Avrupa ülkeleri “ucuz savunma” arayışına girmiş durumda. Lazer silahları, elektromanyetik toplar, sıkışma sistemleri (jammer) veya drone-avlayan drone konseptleri gündemde. Ancak bunların çoğu ya prototip aşamasında ya da sınırlı sayıdaki test birliklerinde bulunuyor. Henüz kıta çapında entegre edilmiş, düşük maliyetli bir çözüm yok.

Siyasi tereddütler

İşin yalnızca teknik ve ekonomik kısmı değil, siyasi boyutu da var.

Avrupa devletleri, Rusya ile doğrudan bir askerî sürtüşmeye girmekten çekiniyor. Her düşürülen İHA, diplomatik gerilimi artırma ihtimali taşıyor. Bu yüzden kimi zaman “askerî refleks ile diplomatik ihtiyat” arasında gri bölgeler oluşuyor. Özellikle NATO ülkeleri, hangi durumda ateş açılması gerektiği konusunda ortak bir protokol oluşturma arayışında. Bu da ateş açıldıktan sonra çıkabilecek bir çatışmada NATO’nun ortak bir kararda birleşmesini de şüpheli hâle getiriyor. Dolayısıyla bir Rus drone’una ateş açmak ABD Başkanı Donald Trump’ın “izin vermesiyle” basitçe gerçekleştirilebilecek bir eylem değil. Çünkü bunun nasıl sonuçlanacağını kestirmek güç.

Tecrübe sorunu

Bugün Avrupa’nın yaşadığı sorun, aslında modern savaşın karakterini de özetliyor: Büyük yatırımlarla kurulan sistemler, düşük maliyetli tehditlere karşı kırılgan hâle gelebiliyor. Bu nedenle önümüzdeki dönemde kıtanın iki temel hedefi olacağı söylenebilir: Ucuz ve çok katmanlı savunma çözümleri ve İHA’lara karşı özel askerî doktrinler oluşturmak.

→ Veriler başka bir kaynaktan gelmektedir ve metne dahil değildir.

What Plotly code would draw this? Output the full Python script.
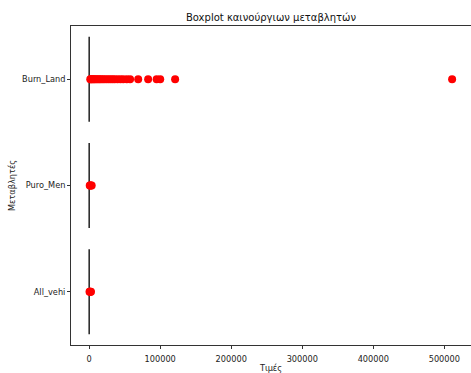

Rusya bu süreçleri Ukrayna Savaşı’nda geliştirmeye başladı. Nitekim savaşın başlangıcında İHA’lar konusunda oldukça tecrübesiz olan ve birçok kez de Ukrayna’nın -özellikle TB2’leri tarafından- gafil avlanan Rusya’nın bu yeni teknolojilere adapte olduğunu görüyoruz.

Avrupa’nın da bu yoldan geçmesi için bir süre geçmesi gerek.

Zamanla yarış

Avrupa ülkeleri için mesele, aslında bir yarış.

Bir tarafta sınırsız sayıda üretilebilen ucuz İHA’lar, diğer tarafta yavaş adapte olan pahalı savunma sistemleri... Avrupa kısa sürede daha düşük maliyetli karşı önlemler geliştiremezse, gökyüzü uzun süre Rusya’nın -Amerikan jeopolitikçilerinin gözlerinde büyüttüğü- hibrit savaşında bir “oyun alanı” olmayı sürdürecek.